Actually I can say exactly how contraception became toxic in Congress so long ago. It’s actually the issue that first inspired me to start a website back when I thought I could become a regular political web-logger back in the days before actual blogging tools. That old website is now so long-gone I can’t even find the (hand-coded) source files.
Anyway, while I evidently no longer even have notes for my sources I learned the answer in an old print-based Washington Monthly from back in what must have been the early 1990s. What they said was that beginning in the 1970s pressure politics was such that no conservative Republican Senators would allow any legislation referencing birth control to move forward if it included support for abortion. No liberal Democratic Senator would support anything that didn’t include support for abortion. And no matter who brought it up or how reasonable the proposal was it always turned into a fight that would often spill over into other bills, with pro-choice attachments showing up here and anti-choice attachments showing up there and, since passions ran quite high, no possibility of resolution.
The result was a cordial agreement on both sides not to even bring it up. By the time the Monthly published the story the agreement was already nearly 20 years old. It would have been more than 30 years ago now.
What was particularly disgraceful was that at the time contraception itself wasn’t particularly controversial.

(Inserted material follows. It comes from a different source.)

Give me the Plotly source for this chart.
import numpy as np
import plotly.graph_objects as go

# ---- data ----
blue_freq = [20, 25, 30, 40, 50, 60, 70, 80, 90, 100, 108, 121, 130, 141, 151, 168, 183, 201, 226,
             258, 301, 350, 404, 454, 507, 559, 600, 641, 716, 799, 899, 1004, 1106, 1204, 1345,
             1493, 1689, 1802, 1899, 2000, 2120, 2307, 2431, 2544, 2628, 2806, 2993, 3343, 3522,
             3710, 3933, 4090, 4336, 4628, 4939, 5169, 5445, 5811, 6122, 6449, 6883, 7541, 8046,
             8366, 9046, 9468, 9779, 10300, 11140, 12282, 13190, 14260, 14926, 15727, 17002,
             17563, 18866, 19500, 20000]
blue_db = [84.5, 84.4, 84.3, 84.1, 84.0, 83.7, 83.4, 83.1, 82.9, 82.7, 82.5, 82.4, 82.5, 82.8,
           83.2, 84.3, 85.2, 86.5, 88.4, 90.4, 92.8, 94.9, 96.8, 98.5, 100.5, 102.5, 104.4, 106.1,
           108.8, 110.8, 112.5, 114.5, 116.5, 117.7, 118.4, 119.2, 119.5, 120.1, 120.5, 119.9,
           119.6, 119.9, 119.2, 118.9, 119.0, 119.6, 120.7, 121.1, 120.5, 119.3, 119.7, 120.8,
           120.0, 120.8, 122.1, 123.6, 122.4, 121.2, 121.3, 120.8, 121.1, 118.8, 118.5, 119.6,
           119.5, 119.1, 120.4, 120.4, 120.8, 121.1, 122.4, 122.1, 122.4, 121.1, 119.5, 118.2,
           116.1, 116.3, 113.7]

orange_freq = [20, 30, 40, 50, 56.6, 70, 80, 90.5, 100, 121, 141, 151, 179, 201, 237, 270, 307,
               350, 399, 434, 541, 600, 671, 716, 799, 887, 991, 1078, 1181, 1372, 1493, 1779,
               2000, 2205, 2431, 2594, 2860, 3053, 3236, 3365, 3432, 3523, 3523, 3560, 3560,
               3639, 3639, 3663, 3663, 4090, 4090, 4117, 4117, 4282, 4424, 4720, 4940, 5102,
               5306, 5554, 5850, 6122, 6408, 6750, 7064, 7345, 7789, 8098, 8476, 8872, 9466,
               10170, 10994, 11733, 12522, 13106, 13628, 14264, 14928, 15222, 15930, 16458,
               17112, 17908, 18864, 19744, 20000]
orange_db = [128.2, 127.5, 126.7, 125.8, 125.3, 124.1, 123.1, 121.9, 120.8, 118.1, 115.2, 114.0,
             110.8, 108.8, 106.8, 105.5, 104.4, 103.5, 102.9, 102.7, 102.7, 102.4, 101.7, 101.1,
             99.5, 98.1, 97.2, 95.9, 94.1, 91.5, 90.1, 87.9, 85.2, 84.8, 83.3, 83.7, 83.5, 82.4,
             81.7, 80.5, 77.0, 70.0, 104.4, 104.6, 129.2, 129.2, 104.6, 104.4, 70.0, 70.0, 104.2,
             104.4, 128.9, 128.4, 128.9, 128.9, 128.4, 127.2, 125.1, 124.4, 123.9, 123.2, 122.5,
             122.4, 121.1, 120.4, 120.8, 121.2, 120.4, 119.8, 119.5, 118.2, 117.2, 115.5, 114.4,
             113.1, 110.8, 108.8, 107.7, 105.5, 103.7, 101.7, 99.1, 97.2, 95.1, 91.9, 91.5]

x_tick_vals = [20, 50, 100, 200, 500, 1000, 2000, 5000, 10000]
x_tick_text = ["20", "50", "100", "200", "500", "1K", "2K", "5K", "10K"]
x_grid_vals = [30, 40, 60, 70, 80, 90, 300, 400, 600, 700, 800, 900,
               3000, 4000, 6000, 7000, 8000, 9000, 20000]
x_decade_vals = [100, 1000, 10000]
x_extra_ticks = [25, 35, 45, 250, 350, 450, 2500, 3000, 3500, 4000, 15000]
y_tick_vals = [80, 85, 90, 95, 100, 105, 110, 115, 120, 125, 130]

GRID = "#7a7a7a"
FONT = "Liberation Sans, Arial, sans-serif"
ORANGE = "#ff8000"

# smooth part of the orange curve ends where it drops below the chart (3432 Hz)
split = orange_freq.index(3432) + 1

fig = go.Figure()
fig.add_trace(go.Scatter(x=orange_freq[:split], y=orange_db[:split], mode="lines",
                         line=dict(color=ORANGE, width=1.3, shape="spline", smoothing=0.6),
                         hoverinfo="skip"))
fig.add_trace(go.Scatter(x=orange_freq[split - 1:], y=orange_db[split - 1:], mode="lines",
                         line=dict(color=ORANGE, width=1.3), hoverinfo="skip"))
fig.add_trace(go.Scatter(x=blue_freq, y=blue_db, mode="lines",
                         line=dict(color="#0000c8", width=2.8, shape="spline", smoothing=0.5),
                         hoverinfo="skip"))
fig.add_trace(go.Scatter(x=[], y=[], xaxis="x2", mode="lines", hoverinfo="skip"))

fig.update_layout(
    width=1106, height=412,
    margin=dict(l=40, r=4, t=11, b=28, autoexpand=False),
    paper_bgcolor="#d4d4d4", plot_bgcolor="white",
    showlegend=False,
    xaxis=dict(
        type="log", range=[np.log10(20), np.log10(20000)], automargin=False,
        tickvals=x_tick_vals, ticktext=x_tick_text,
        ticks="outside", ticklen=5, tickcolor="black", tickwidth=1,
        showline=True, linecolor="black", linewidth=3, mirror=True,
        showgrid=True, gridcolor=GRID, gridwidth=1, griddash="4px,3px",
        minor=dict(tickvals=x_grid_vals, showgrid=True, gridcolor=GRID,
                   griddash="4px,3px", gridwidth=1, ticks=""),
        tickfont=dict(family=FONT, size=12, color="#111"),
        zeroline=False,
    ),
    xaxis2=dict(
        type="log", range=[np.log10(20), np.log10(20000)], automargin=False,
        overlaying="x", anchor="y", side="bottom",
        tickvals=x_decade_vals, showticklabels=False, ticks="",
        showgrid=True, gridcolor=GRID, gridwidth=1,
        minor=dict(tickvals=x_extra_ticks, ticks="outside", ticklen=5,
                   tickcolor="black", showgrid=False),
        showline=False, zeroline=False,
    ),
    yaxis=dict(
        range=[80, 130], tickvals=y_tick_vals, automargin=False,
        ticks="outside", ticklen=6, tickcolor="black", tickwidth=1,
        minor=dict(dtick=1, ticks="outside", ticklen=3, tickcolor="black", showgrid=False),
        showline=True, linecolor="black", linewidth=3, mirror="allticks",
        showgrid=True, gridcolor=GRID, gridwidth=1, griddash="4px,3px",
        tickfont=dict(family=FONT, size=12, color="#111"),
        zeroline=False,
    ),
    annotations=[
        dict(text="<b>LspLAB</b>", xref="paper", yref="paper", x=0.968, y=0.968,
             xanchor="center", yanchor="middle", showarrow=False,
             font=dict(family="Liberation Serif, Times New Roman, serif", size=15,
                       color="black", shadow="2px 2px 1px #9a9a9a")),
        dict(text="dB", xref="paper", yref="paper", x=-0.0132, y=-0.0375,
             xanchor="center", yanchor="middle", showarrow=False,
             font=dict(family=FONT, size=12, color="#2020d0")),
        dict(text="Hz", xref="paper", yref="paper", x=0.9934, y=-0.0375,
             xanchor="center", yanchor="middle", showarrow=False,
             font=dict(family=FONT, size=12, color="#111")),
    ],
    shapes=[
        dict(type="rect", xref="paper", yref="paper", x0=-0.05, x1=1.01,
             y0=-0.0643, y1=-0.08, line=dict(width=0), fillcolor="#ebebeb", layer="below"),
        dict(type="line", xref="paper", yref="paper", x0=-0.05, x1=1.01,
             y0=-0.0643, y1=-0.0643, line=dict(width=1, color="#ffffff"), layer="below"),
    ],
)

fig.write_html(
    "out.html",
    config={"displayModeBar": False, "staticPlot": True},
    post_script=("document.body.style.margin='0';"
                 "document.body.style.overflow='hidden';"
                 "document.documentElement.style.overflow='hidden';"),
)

Not for liberals, obviously, but also not for non-Catholic, pre-Reagan-revolution conservatives. And so absent the abortion issue what little legislation that did make it through tended to pass by overwhelming majorities in both parties.
Warn’t them the days though? Bipartisanship sure was great back then.
And now we have Republicans demanding that not a single dollar in the healthcare bill be applied to abortion even though:
1. Most private insurers cover it
2. Medicaid covers it in 17 states
3. The Republican National Committee’s own health insurance plan covers it.
The Republicans are, as usual, hypcrites.
It’s not hypocritical if you’re unaware of this, or would rather such benefits were removed, which hardly be surprising if it were the case with at least some Republicans.
It’s not just birth control that’s excluded from the basic package. I’ve read that annual gynecological exams and Pap smears are also left out. Which makes me think this is about more than controlling women’s fertility. I’m not sure what the motive is – apart from saving money – but where people choose to cut costs always says something about their priorities. Apparently women’s sex-specific health care is not very high priority.
Recaptcha: Archbishop jensen
Yikes! I don’t know if there’s an archbishop with that name, but the bishops sure have had their grubby little hands on this legislation.